¹ http://docs.cs.up.ac.za/programming/asm/derick_tut/syscalls....



I would advise against interrupt-based syscalls in for x86 platforms in linux... a lot of optimization work has been done for x86-32 via vDSO (and, afaik, x86-64 interrupt-based syscalls are just there for compatibility reasons, but I've been wrong before)

For linux x86-64 syscalls, proper way is to use "syscall" instruction. For linux x86-32 stuff, best way is to make a call via vDSO with "call $gs:0x10" (hopefully i didn't butcher AT&T syntax) so the kernel can dictate (via the vDSO) the best way to actually get you to the point of performing the syscall.

and, to your point, I recommend that anyone disassemble their code compiled with libc (and look at the differences between linux, os x, bsd, whatever)... it gets really interesting how much is added and how each OS handles it.

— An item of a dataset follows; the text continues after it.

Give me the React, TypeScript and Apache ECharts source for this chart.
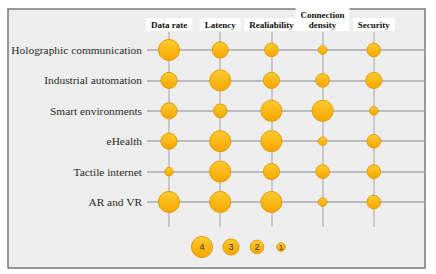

Awesome! Thank you for your advice.

Either way, I am proceeding with the rest by using what someone else recommended I do, which is use `gcc -nostartfiles`. Looking at gcc in verbose mode reveals an ld command line I could use to run his code without modification:

    ld nothing.o -o nothing -e _main -dynamic-linker /lib64/ld-linux-x86-64.so.2 -lc
For some reason, `/lib/ld64.so.2` is not linked to `/lib64/ld-linux-x86-64.so.2` even though `ld` on Linux seems to look there by default (and fails because none of the mainstream distributions make that link).